_Set problem:_ Check every line of the data below for the string "this", and copy the ones that hold it.

--------------------

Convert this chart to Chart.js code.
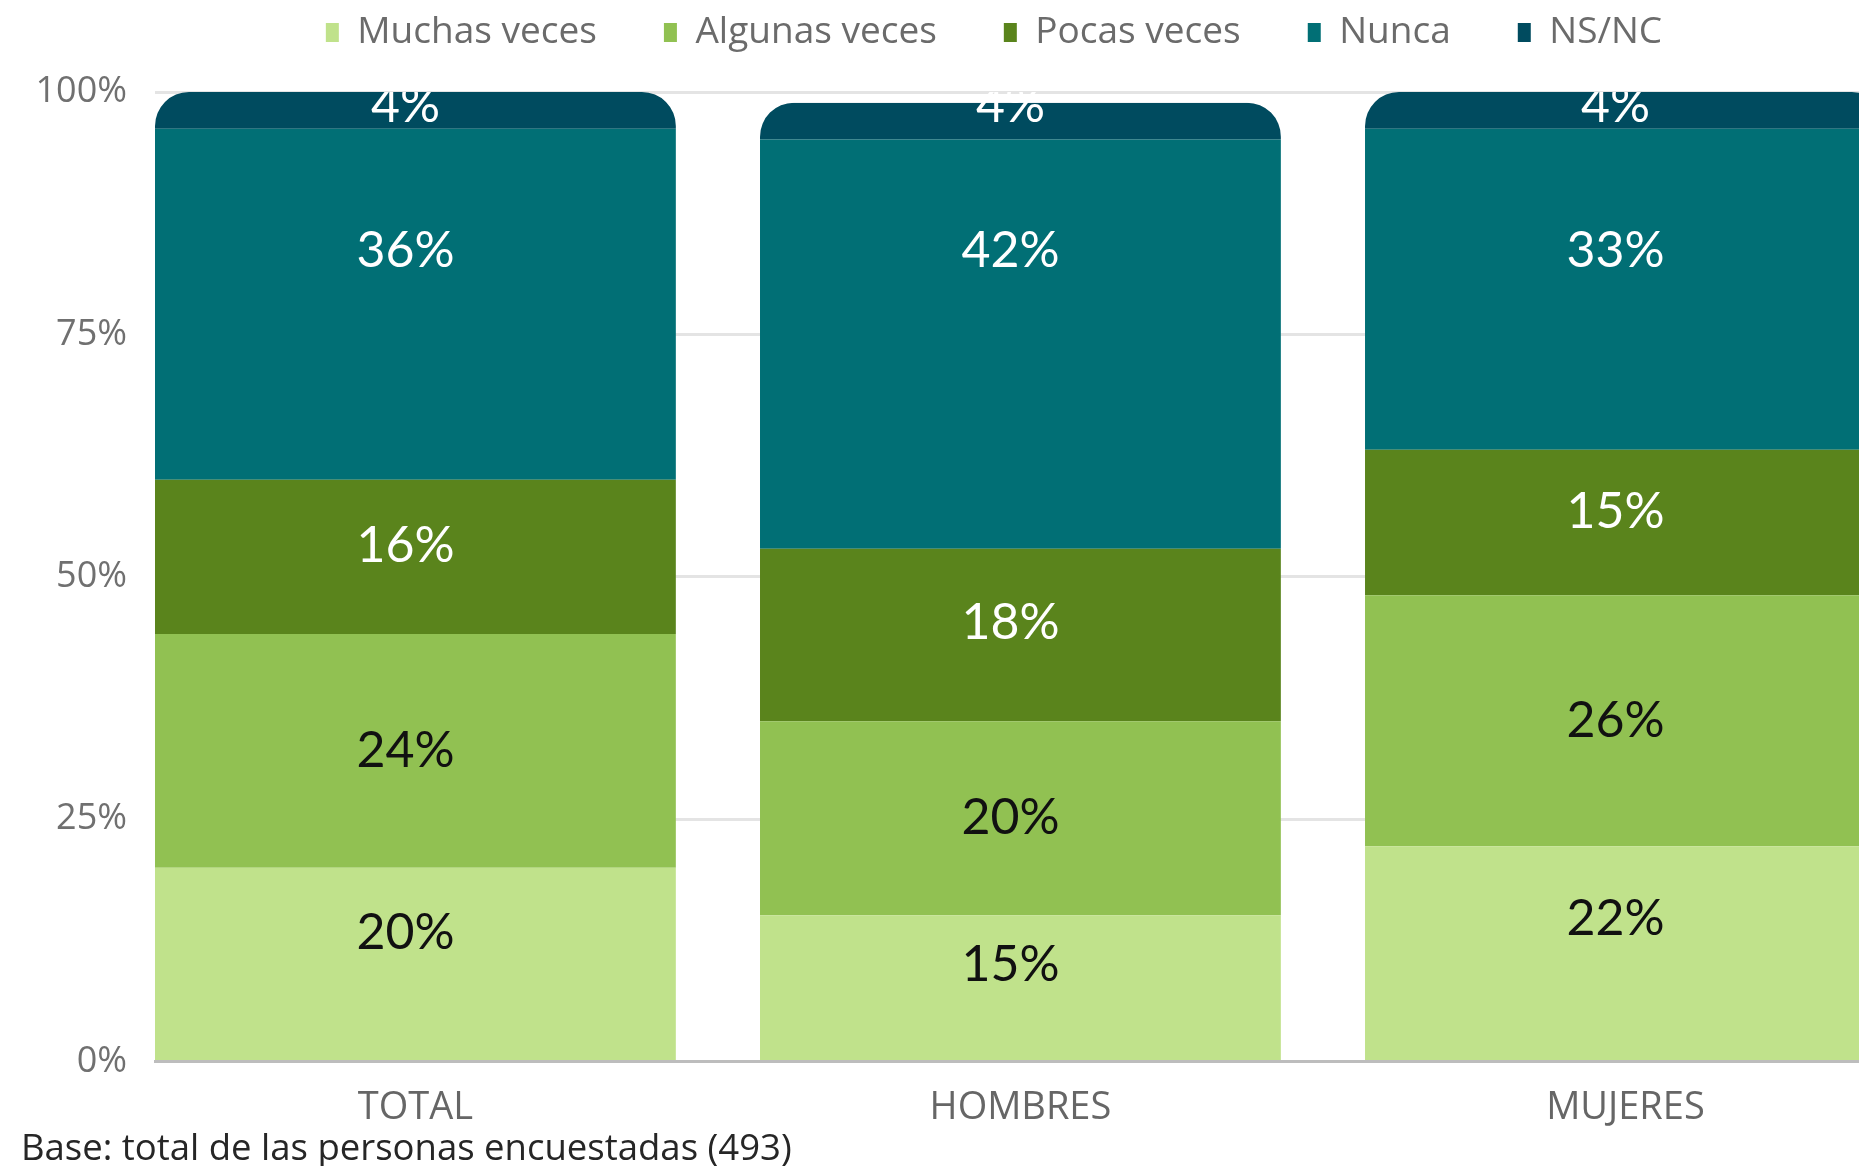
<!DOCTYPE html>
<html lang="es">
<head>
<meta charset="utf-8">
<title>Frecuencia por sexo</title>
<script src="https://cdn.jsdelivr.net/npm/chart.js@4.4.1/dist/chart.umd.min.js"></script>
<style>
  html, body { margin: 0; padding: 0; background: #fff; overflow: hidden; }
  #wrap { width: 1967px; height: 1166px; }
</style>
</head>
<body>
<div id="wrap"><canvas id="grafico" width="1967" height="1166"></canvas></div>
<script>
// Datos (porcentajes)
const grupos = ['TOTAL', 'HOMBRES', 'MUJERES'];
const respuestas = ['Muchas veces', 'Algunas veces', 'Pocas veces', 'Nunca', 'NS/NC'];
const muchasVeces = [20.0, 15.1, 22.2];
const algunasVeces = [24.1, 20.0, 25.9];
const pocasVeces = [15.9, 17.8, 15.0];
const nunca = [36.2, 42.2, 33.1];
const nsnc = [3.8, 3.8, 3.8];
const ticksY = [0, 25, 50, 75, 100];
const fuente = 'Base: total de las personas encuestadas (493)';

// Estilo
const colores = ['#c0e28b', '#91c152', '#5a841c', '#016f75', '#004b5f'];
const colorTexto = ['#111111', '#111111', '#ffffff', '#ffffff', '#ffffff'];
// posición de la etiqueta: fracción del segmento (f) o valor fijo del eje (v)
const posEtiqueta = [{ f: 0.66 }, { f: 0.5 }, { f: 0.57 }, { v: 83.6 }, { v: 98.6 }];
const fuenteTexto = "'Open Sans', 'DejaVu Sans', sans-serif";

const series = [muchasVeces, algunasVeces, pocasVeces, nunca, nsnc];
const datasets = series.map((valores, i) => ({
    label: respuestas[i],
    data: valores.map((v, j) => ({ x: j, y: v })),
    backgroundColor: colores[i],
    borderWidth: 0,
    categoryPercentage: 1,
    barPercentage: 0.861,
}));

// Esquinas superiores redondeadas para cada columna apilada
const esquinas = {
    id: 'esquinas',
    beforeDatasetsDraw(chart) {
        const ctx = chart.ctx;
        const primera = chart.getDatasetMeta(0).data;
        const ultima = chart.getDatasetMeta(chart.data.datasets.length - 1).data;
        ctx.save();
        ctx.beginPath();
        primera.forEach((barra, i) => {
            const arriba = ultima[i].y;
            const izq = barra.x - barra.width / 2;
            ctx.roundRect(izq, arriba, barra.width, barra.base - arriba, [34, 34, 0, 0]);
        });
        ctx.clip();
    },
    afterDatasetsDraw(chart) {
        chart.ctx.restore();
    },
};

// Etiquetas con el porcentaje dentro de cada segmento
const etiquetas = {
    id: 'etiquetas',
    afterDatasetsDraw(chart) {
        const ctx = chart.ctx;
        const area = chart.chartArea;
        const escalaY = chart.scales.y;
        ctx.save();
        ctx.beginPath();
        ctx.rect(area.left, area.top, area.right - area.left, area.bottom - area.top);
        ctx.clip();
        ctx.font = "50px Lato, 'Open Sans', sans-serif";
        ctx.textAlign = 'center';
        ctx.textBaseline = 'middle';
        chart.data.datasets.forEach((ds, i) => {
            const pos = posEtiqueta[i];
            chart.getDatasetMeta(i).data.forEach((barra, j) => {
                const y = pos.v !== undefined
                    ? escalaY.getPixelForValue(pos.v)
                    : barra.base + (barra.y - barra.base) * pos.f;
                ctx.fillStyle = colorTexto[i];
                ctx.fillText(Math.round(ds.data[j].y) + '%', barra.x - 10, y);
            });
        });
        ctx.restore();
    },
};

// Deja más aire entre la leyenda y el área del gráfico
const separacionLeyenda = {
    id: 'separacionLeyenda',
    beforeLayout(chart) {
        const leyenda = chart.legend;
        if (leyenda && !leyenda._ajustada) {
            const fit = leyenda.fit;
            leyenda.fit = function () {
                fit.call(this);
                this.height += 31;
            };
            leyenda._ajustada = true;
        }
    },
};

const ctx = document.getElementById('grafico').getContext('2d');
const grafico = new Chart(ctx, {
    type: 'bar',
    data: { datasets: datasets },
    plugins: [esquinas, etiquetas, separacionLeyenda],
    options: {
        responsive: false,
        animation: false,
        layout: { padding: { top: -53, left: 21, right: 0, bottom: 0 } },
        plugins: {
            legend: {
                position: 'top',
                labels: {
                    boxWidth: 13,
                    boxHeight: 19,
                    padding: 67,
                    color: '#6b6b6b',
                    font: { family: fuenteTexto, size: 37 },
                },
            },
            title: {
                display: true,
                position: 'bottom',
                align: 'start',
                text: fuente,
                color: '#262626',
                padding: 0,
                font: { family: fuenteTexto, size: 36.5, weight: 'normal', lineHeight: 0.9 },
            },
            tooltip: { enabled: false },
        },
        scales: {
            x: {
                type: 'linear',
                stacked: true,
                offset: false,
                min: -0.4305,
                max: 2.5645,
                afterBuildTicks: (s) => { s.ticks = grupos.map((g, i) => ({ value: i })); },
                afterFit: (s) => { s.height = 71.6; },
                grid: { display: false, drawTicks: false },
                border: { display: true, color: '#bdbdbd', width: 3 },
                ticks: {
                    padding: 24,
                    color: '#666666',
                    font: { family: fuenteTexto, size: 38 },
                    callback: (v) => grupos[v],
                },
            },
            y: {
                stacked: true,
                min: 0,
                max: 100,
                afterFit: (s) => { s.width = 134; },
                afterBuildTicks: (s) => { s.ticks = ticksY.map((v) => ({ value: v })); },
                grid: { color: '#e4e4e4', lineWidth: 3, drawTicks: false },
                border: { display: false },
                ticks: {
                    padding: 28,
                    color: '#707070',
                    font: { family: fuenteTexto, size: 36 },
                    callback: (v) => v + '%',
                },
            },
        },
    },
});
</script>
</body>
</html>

--------------------

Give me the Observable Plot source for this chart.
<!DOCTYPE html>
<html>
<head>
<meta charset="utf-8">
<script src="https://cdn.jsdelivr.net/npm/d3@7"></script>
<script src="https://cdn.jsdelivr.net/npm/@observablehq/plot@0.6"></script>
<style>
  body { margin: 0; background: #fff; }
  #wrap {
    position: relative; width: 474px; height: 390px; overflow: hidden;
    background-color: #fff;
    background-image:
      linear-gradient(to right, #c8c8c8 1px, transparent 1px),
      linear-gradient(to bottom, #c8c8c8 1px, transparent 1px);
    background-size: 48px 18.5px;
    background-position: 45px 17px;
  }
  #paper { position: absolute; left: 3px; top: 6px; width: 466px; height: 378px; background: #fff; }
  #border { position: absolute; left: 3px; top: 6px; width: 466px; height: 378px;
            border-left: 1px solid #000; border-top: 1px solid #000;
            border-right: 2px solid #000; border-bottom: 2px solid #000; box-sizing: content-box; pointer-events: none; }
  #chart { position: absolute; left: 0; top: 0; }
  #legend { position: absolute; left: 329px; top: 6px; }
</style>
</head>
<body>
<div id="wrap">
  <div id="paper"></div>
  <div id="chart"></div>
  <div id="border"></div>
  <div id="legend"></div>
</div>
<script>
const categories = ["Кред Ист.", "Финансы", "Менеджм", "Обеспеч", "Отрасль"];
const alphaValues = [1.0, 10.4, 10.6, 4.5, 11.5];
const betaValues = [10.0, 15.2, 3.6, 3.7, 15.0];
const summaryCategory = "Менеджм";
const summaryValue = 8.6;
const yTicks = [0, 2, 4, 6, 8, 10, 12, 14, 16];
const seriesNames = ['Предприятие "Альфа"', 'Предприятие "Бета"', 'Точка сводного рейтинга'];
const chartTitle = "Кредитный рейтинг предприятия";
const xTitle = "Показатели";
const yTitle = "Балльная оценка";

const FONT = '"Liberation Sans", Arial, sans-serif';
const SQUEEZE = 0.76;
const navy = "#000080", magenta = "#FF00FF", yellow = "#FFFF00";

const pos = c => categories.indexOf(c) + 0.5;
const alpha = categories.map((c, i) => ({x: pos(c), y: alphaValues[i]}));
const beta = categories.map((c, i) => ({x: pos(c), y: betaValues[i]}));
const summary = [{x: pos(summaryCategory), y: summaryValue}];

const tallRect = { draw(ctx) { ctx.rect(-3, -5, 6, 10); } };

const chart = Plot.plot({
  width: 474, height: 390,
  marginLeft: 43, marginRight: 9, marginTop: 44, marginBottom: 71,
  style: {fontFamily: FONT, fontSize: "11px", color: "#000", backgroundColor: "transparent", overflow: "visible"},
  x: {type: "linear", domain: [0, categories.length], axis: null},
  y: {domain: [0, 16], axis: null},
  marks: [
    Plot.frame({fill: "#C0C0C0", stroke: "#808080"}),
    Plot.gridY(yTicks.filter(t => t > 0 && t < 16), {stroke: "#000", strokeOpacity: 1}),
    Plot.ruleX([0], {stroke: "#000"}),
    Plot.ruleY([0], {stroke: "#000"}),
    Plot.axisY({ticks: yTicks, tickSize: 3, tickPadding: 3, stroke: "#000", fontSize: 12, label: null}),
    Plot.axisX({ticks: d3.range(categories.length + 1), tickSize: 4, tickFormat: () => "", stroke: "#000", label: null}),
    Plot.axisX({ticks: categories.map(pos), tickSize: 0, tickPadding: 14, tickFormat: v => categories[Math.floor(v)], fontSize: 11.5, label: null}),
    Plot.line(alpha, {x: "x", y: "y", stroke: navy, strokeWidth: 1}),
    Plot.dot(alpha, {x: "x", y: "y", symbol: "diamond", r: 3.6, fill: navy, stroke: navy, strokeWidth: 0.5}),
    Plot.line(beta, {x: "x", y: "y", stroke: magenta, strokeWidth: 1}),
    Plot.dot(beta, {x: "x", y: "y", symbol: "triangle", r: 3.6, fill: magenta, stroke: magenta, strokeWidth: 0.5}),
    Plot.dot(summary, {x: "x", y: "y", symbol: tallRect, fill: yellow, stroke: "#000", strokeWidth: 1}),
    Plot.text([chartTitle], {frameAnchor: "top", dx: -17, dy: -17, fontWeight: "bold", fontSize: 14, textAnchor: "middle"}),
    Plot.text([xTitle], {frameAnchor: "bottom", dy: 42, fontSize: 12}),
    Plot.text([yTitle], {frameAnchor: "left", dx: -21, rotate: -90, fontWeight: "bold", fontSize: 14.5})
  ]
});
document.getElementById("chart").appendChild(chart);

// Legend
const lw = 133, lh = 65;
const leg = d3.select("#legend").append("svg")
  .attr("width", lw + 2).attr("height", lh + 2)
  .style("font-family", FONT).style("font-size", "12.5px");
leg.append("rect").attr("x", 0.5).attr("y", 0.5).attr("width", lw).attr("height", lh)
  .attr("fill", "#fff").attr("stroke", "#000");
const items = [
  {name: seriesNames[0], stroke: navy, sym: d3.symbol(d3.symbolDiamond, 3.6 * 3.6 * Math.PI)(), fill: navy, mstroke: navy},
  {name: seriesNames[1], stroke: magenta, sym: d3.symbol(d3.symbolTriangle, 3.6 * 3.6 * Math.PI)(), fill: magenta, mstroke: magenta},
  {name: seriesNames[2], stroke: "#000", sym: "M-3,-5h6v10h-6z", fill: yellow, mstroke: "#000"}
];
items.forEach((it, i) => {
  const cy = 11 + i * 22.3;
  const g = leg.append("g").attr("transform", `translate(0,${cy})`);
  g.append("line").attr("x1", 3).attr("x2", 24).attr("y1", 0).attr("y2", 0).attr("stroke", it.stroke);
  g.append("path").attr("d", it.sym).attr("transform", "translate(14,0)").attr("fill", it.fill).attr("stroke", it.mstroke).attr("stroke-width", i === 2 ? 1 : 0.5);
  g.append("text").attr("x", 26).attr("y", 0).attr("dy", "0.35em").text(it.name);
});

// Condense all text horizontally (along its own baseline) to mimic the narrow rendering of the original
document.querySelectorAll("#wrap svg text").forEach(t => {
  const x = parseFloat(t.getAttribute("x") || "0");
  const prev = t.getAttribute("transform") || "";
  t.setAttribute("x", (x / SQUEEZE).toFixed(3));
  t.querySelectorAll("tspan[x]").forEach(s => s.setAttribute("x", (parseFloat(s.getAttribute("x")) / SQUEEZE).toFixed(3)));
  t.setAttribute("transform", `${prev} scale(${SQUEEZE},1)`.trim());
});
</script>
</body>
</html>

--------------------

_Exercise output:_
Convert this chart to Chart.js code.
                fit.call(this);
                this.height += 31;
Give me the Observable Plot source for this chart.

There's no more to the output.